The brain behind Barbie
Rolling Stone UK|August/September 2023
One of Hollywood's most brilliant directors spent the past few years in... Barbieland. Greta Gerwig goes very, very deep on the pinkest movie ever made
By Brian Hiatt
The brain behind Barbie

On a sunny late-May morning, Gerwig is sitting at a conference table in the rented Manhattan office suite where she's finishing post-production, in one of the denim boiler suits she started wearing every day during the making of the movie (today's is black), her hair in a loose bun. It's 10.30, and she has a three-month-old baby at home (plus a fouryear-old and a 13-year-old stepson), so she's just now getting to breakfast, which she takes down as she embarks on two more hours of erudite Barbie talk.

Well before Barbie, Gerwig had one of the most fascinating careers in 21st-century Hollywood.

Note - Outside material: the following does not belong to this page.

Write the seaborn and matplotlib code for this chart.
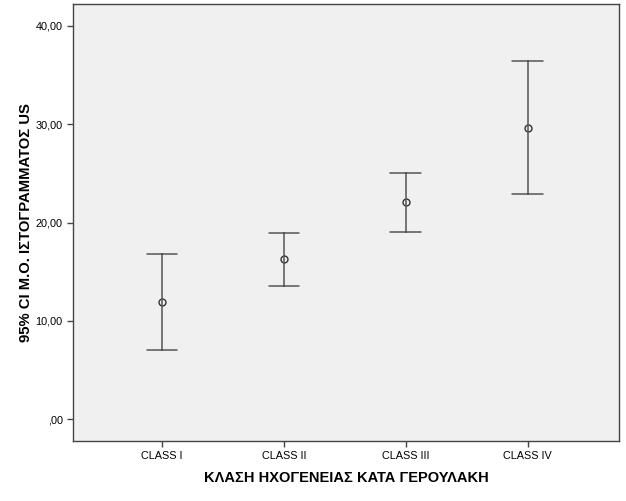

First, she brought a new kind of daffy comedic naturalism to screen acting, from early mumblecore triumphs like Hannah Takes the Stairs to a string of brilliant collaborations with her partner, Noah Baumbach, including Greenberg, Frances Ha and Mistress America. She cowrote the last two movies before shifting gears to auteurdom in 2017, writing and directing the exquisite coming-of-age comedy Lady Bird, and 2019's revisionist take on Little Women.

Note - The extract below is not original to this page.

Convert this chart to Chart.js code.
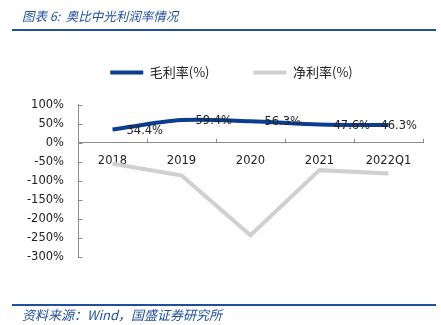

Barbie, which stars Margot Robbie and Ryan Gosling (and was co-written with Baumbach), is her biggest and most mainstream project. But she insists it doesn't feel that way. "I've never been part of anything like this," she says. "But in a funny way, it feels like the fundamentals are the same. Even though it is Barbie and it is an internationally known brand, the movie feels very personal. It feels just as intimate as Lady Bird or Little Women."

I know you tend to resist autobiographical interpretations, but when Barbie says, "I don't wanna be an idea anymore," something about that really reminded me of your transition from a much-discussed actress to a writer-director.